Вот так он и был заложен, мой первый камень: им стало осознание собственных возможностей, власти, способности влиять на других, удивлять, даже менять. Теперь фантазии могли не только жить в моей голове, но и действовать на других людей. С Дэйва Данцига началось мое превращение в актера, погружение в мир театра. Потому что в конечном итоге актера неумолимо влекут на сцену и не дают с нее сойти не столько деньги, мечты о славе, желание видеть свое имя на афишах и экране, сколько возможность воздействовать на зрителей и, конечно, ощущение того, что становишься единым целым со множеством людей.

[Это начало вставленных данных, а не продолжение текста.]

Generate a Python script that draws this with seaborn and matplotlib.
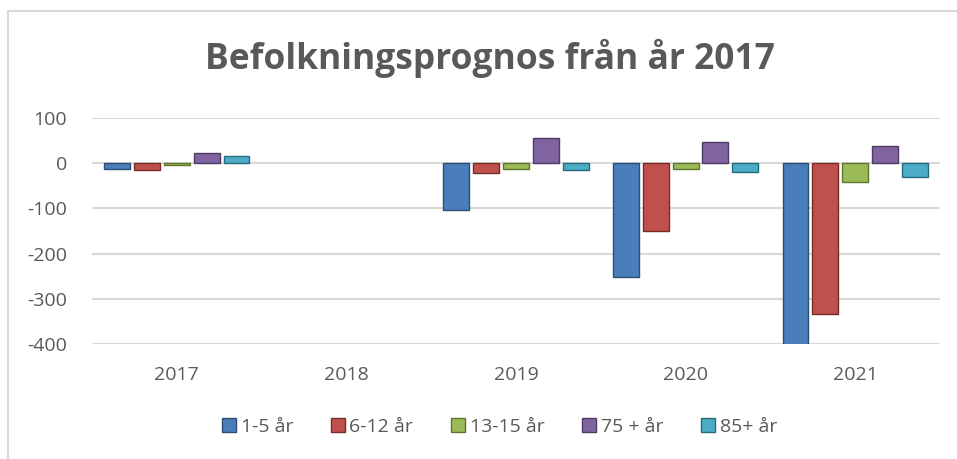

С того лета я стал втайне считать себя актером. Когда я приехал в лагерь во второй раз, мы сняли фильм в Кингстоне, городке к северу от Нью-Йорка. Действие разворачивалось в XIX в., а героями сюжета были рабочие кирпичных заводов. Я играл отрицательного персонажа – штрейкбрехера. Помню, что должен был ударить свою подругу Мюриэль Ньюман битой по голове. Актерство заиграло новыми красками, когда я внезапно обнаружил, что можно получать удовольствие, изображая злодейство – да еще на виду у всех! В последующие годы у меня было немало возможностей расширить свое представление о том, что значит быть актером.
В 1938 г. я посмотрел бродвейскую постановку «Величайшее шоу на Земле» (The Greatest Show on Earth) из ложи, билеты в которую кто-то отдал маме. Удивительнее всего было то, что все персонажи пьесы были животными, хотя, конечно, их роли исполняли актеры. Образы персонажей они создали не с помощью шкур, длинных ушей и хвостов, а только своими телами. Я как зачарованный следил за тем, как они двигались, взаимодействовали, отдыхали и дрались. Они делали все это исключительно при помощи мастерства, искусства актерской игры!
2
Хадди Ледбеттер (1889–1949) получил созвучное с фамилией прозвище «Лед Белли» («Свинцовое брюхо») за силу и выносливость.